**WHAT IS BEING ASKED**: Starting with the first line of the listing, quote each line exactly until and including the one with "const pres70Dash = [232, 95];", leaving pictures out.

**DATA SUPPLIED**:
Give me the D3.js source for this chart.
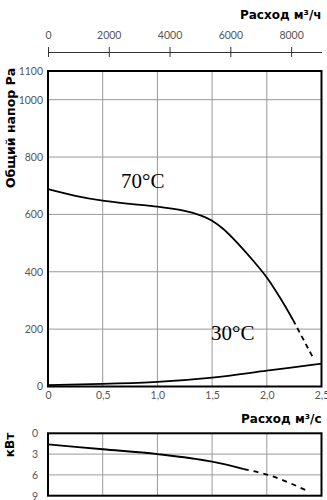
<!DOCTYPE html>
<html>
<head>
<meta charset="utf-8">
<script src="https://cdn.jsdelivr.net/npm/d3@7"></script>
<style>
  body { margin: 0; background: #fff; }
  svg { display: block; }
  .tick text { font-family: Lato, "Open Sans", sans-serif; font-size: 10.5px; fill: #555; }
  .title { font-family: "DejaVu Sans", sans-serif; font-weight: bold; fill: #000; }
  .lbl { font-family: "Liberation Serif", serif; font-size: 21px; fill: #000; }
</style>
</head>
<body>
<div id="chart"></div>
<script>
// flow in m3/s, pressure in Pa
const flow70 = [0, 0.25, 0.5, 0.75, 1.0, 1.25, 1.4, 1.5, 1.6, 1.7, 1.87, 2.0, 2.12, 2.24];
const pres70 = [688, 665, 648, 637, 627, 612, 596, 578, 550, 513, 441, 380, 310, 232];
const flow70Dash = [2.24, 2.43];
const pres70Dash = [232, 95];

const flow30 = [0, 0.5, 1.0, 1.5, 2.0, 2.5];
const pres30 = [5, 9, 16, 31, 55, 80];

const flowPow = [0, 0.5, 1.0, 1.5, 1.79];
const powKw = [1.6, 2.3, 3.0, 4.1, 5.15];
const flowPowDash = [1.79, 2.0, 2.37];
const powKwDash = [5.15, 5.95, 8.3];

const flowTicks = [0, 0.5, 1.0, 1.5, 2.0, 2.5];
const presTicks = [0, 200, 400, 600, 800, 1000, 1100];
const hourTicks = [0, 2000, 4000, 6000, 8000];
const kwTicks = [0, 3, 6, 9];

const W = 327, H = 500;
const left = 48, right = 321.5;

const svg = d3.select('#chart').append('svg')
  .attr('width', W)
  .attr('height', H);

const x = d3.scaleLinear().domain([0, 2.5]).range([left, right]);
const xHour = d3.scaleLinear().domain([0, 9000]).range([left, right]);
const y = d3.scaleLinear().domain([0, 1100]).range([386.5, 71]);
const yKw = d3.scaleLinear().domain([0, 9]).range([433.3, 495.7]);

const zip = (a, b) => a.map((v, i) => [v, b[i]]);
const intFmt = d3.format('d');

// top axis (m3/h)
svg.append('text')
  .attr('class', 'title')
  .attr('x', right)
  .attr('y', 19)
  .attr('text-anchor', 'end')
  .style('font-size', '12px')
  .text('Расход м³/ч');

const topAxis = svg.append('g')
  .attr('transform', 'translate(0,52)')
  .call(d3.axisTop(xHour).tickValues(hourTicks).tickFormat(intFmt).tickSize(5).tickSizeOuter(0));
topAxis.select('.domain').attr('stroke', '#333');
topAxis.selectAll('.tick line').attr('y1', 5).attr('y2', -5).attr('stroke', '#333');
topAxis.selectAll('.tick text').attr('y', -13);

// main grid
const grid = svg.append('g');
grid.selectAll('.hg')
  .data(presTicks.filter(d => d > 0 && d < 1100))
  .enter().append('line')
  .attr('x1', left).attr('x2', right)
  .attr('y1', d => y(d)).attr('y2', d => y(d))
  .attr('stroke', '#999').attr('stroke-width', 1);
grid.selectAll('.vg')
  .data(flowTicks.filter(d => d > 0 && d < 2.5))
  .enter().append('line')
  .attr('x1', d => x(d)).attr('x2', d => x(d))
  .attr('y1', y(1100)).attr('y2', y(0))
  .attr('stroke', '#999').attr('stroke-width', 1);

// axes labels main
const yAx = svg.append('g')
  .attr('transform', `translate(${left},0)`)
  .call(d3.axisLeft(y).tickValues(presTicks).tickFormat(intFmt).tickSize(0).tickPadding(5));
yAx.select('.domain').remove();

const commaFmt = d => d === 0 ? '0' : d3.format('.1f')(d).replace('.', ',');
const xAx = svg.append('g')
  .attr('transform', `translate(0,${y(0)})`)
  .call(d3.axisBottom(x).tickValues(flowTicks).tickFormat(commaFmt).tickSize(0).tickPadding(5));
xAx.select('.domain').remove();

// curves
const line = d3.line().x(d => x(d[0])).y(d => y(d[1])).curve(d3.curveCatmullRom.alpha(0.5));
svg.append('path').datum(zip(flow70, pres70))
  .attr('d', line).attr('fill', 'none').attr('stroke', '#000').attr('stroke-width', 1.8);
svg.append('path').datum(zip(flow70Dash, pres70Dash))
  .attr('d', d3.line().x(d => x(d[0])).y(d => y(d[1])))
  .attr('fill', 'none').attr('stroke', '#000').attr('stroke-width', 1.8)
  .attr('stroke-dasharray', '5,4');
svg.append('path').datum(zip(flow30, pres30))
  .attr('d', line).attr('fill', 'none').attr('stroke', '#000').attr('stroke-width', 1.8);

// frame
svg.append('rect')
  .attr('x', left).attr('y', y(1100))
  .attr('width', right - left).attr('height', y(0) - y(1100))
  .attr('fill', 'none').attr('stroke', '#000').attr('stroke-width', 2);

svg.append('text').attr('class', 'lbl').attr('x', 121).attr('y', 188).text('70°C');
svg.append('text').attr('class', 'lbl').attr('x', 211).attr('y', 340).text('30°C');

svg.append('text')
  .attr('class', 'title')
  .attr('transform', 'translate(15,128) rotate(-90)')
  .attr('text-anchor', 'middle')
  .style('font-size', '12.5px')
  .text('Общий напор Ра');

// power chart
svg.append('text')
  .attr('class', 'title')
  .attr('x', right)
  .attr('y', 423)
  .attr('text-anchor', 'end')
  .style('font-size', '12px')
  .text('Расход м³/с');

const pg = svg.append('g');
pg.selectAll('.hg')
  .data(kwTicks.filter(d => d > 0 && d < 9))
  .enter().append('line')
  .attr('x1', left).attr('x2', right)
  .attr('y1', d => yKw(d)).attr('y2', d => yKw(d))
  .attr('stroke', '#999');
pg.selectAll('.vg')
  .data(flowTicks.filter(d => d > 0 && d < 2.5))
  .enter().append('line')
  .attr('x1', d => x(d)).attr('x2', d => x(d))
  .attr('y1', yKw(0)).attr('y2', yKw(9))
  .attr('stroke', '#999');

const kwAx = svg.append('g')
  .attr('transform', `translate(${left},0)`)
  .call(d3.axisLeft(yKw).tickValues(kwTicks).tickSize(0).tickPadding(10));
kwAx.select('.domain').remove();

const lineKw = d3.line().x(d => x(d[0])).y(d => yKw(d[1])).curve(d3.curveMonotoneX);
svg.append('path').datum(zip(flowPow, powKw))
  .attr('d', lineKw).attr('fill', 'none').attr('stroke', '#000').attr('stroke-width', 1.8);
svg.append('path').datum(zip(flowPowDash, powKwDash))
  .attr('d', lineKw).attr('fill', 'none').attr('stroke', '#000').attr('stroke-width', 1.8)
  .attr('stroke-dasharray', '5,5');

svg.append('rect')
  .attr('x', left).attr('y', yKw(0))
  .attr('width', right - left).attr('height', yKw(9) - yKw(0))
  .attr('fill', 'none').attr('stroke', '#000').attr('stroke-width', 2);

svg.append('text')
  .attr('class', 'title')
  .attr('transform', 'translate(14,445) rotate(-90)')
  .attr('text-anchor', 'middle')
  .style('font-size', '12px')
  .text('кВт');
</script>
</body>
</html>
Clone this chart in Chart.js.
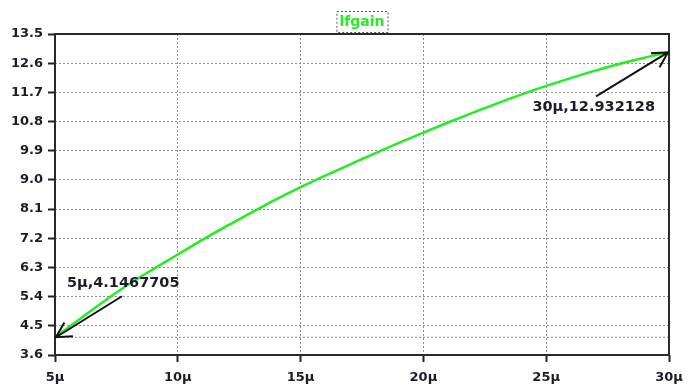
<!DOCTYPE html>
<html><head><meta charset="utf-8">
<script src="https://cdn.jsdelivr.net/npm/chart.js@4"></script>
<style>html,body{margin:0;padding:0;background:#fff}</style>
</head><body>
<canvas id="c" width="688" height="385"></canvas>
<script>
const seriesName = 'lfgain';
const timeUs = [5,6,7,8,9,10,11,12,13,14,15,16,17,18,19,20,21,22,23,24,25,26,27,28,29,30];
const gainValues = [4.1467705,4.70,5.26,5.78,6.25,6.70,7.15,7.58,7.99,8.40,8.78,9.13,9.47,9.81,10.14,10.46,10.77,11.07,11.36,11.64,11.90,12.14,12.37,12.58,12.77,12.932128];
const xTicks = [5,10,15,20,25,30];
const xTickLabels = ['5μ','10μ','15μ','20μ','25μ','30μ'];
const yTicks = [3.6,4.5,5.4,6.3,7.2,8.1,9.0,9.9,10.8,11.7,12.6,13.5];
const yTickLabels = ['3.6','4.5','5.4','6.3','7.2','8.1','9.0','9.9','10.8','11.7','12.6','13.5'];
const cursorA = {x:5, y:4.1467705, label:'5μ,4.1467705'};
const cursorB = {x:30, y:12.932128, label:'30μ,12.932128'};

const textColor = '#1c1c28';
const tickFont = {family:'DejaVu Sans', weight:'bold', size:13};

function arrow(ctx, tx, ty, fx, fy) {
  ctx.save();
  ctx.strokeStyle = '#111';
  ctx.lineWidth = 2;
  ctx.beginPath(); ctx.moveTo(fx, fy); ctx.lineTo(tx, ty); ctx.stroke();
  const ang = Math.atan2(fy - ty, fx - tx);
  const L = 17, w = 0.5;
  ctx.beginPath();
  ctx.moveTo(tx + L*Math.cos(ang+w), ty + L*Math.sin(ang+w));
  ctx.lineTo(tx, ty);
  ctx.lineTo(tx + L*Math.cos(ang-w), ty + L*Math.sin(ang-w));
  ctx.stroke();
  ctx.restore();
}

const decor = {
  id: 'decor',
  afterDatasetsDraw(chart) {
    const {ctx, chartArea:a, scales:{x, y}} = chart;
    ctx.save();
    ctx.strokeStyle = '#2a2a2a';
    ctx.lineWidth = 2;
    ctx.strokeRect(a.left, a.top, a.right - a.left, a.bottom - a.top);
    ctx.font = 'bold 14px "DejaVu Sans"';
    const tw = ctx.measureText(seriesName).width;
    const cx = (a.left + a.right) / 2;
    ctx.fillStyle = '#fff';
    ctx.fillRect(cx - tw/2 - 3, 11, tw + 6, 22);
    ctx.setLineDash([2,2]);
    ctx.lineWidth = 1;
    ctx.strokeStyle = '#555';
    ctx.strokeRect(cx - tw/2 - 3 + 0.5, 11.5, tw + 6, 21);
    ctx.setLineDash([]);
    ctx.fillStyle = '#22ee22';
    ctx.textAlign = 'center';
    ctx.textBaseline = 'middle';
    ctx.fillText(seriesName, cx, 22);
    ctx.font = 'bold 14.5px "DejaVu Sans"';
    ctx.fillStyle = textColor;
    const ax = x.getPixelForValue(cursorA.x), ay = y.getPixelForValue(cursorA.y);
    arrow(ctx, ax + 1, ay, ax + 67, ay - 41);
    ctx.textAlign = 'left';
    ctx.fillText(cursorA.label, ax + 12, ay - 54);
    const bx = x.getPixelForValue(cursorB.x), by = y.getPixelForValue(cursorB.y);
    arrow(ctx, bx - 1, by, bx - 73, by + 44);
    ctx.textAlign = 'right';
    ctx.fillText(cursorB.label, bx - 14, by + 55);
    ctx.restore();
  }
};

new Chart(document.getElementById('c'), {
  type: 'line',
  data: {
    datasets: [
      {
        label: 'cursor',
        data: [{x: xTicks[0], y: cursorA.y}, {x: xTicks[xTicks.length-1], y: cursorA.y}],
        borderColor: '#8a8a8a', borderWidth: 1, borderDash: [2,2], pointRadius: 0
      },
      {
        label: seriesName,
        data: timeUs.map((t, i) => ({x: t, y: gainValues[i]})),
        borderColor: '#22ee22', borderWidth: 2.5, pointRadius: 0,
        cubicInterpolationMode: 'monotone'
      }
    ]
  },
  options: {
    responsive: false,
    animation: false,
    devicePixelRatio: 1,
    layout: {padding: {top: 34, right: 19, left: 0, bottom: 0}},
    plugins: {legend: {display: false}, tooltip: {enabled: false}, title: {display: false}},
    scales: {
      x: {
        type: 'linear', min: xTicks[0], max: xTicks[xTicks.length-1],
        afterBuildTicks: s => { s.ticks = xTicks.map(v => ({value: v})); },
        afterFit: s => { s.height = 30; s.paddingLeft = 0; s.paddingRight = 0; },
        ticks: {
          callback: (v, i) => xTickLabels[i],
          font: tickFont, color: textColor, padding: 8, autoSkip: false, maxRotation: 0
        },
        grid: {color: '#8e8e8e', lineWidth: 1, tickLength: 7, tickColor: '#222', tickWidth: 2},
        border: {display: false, dash: [2,2]}
      },
      y: {
        type: 'linear', min: yTicks[0], max: yTicks[yTicks.length-1],
        afterBuildTicks: s => { s.ticks = yTicks.map(v => ({value: v})); },
        afterFit: s => { s.width = 55; s.paddingTop = 0; s.paddingBottom = 0; },
        ticks: {
          callback: (v, i) => yTickLabels[i],
          font: tickFont, color: textColor, padding: 5, autoSkip: false
        },
        grid: {color: '#8e8e8e', lineWidth: 1, tickLength: 7, tickColor: '#222', tickWidth: 2},
        border: {display: false, dash: [2,2]}
      }
    }
  },
  plugins: [decor]
});
</script>
</body></html>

**EXERCISE SOLUTION**:
Give me the D3.js source for this chart.
<!DOCTYPE html>
<html>
<head>
<meta charset="utf-8">
<script src="https://cdn.jsdelivr.net/npm/d3@7"></script>
<style>
  body { margin: 0; background: #fff; }
  svg { display: block; }
  .tick text { font-family: Lato, "Open Sans", sans-serif; font-size: 10.5px; fill: #555; }
  .title { font-family: "DejaVu Sans", sans-serif; font-weight: bold; fill: #000; }
  .lbl { font-family: "Liberation Serif", serif; font-size: 21px; fill: #000; }
</style>
</head>
<body>
<div id="chart"></div>
<script>
// flow in m3/s, pressure in Pa
const flow70 = [0, 0.25, 0.5, 0.75, 1.0, 1.25, 1.4, 1.5, 1.6, 1.7, 1.87, 2.0, 2.12, 2.24];
const pres70 = [688, 665, 648, 637, 627, 612, 596, 578, 550, 513, 441, 380, 310, 232];
const flow70Dash = [2.24, 2.43];
const pres70Dash = [232, 95];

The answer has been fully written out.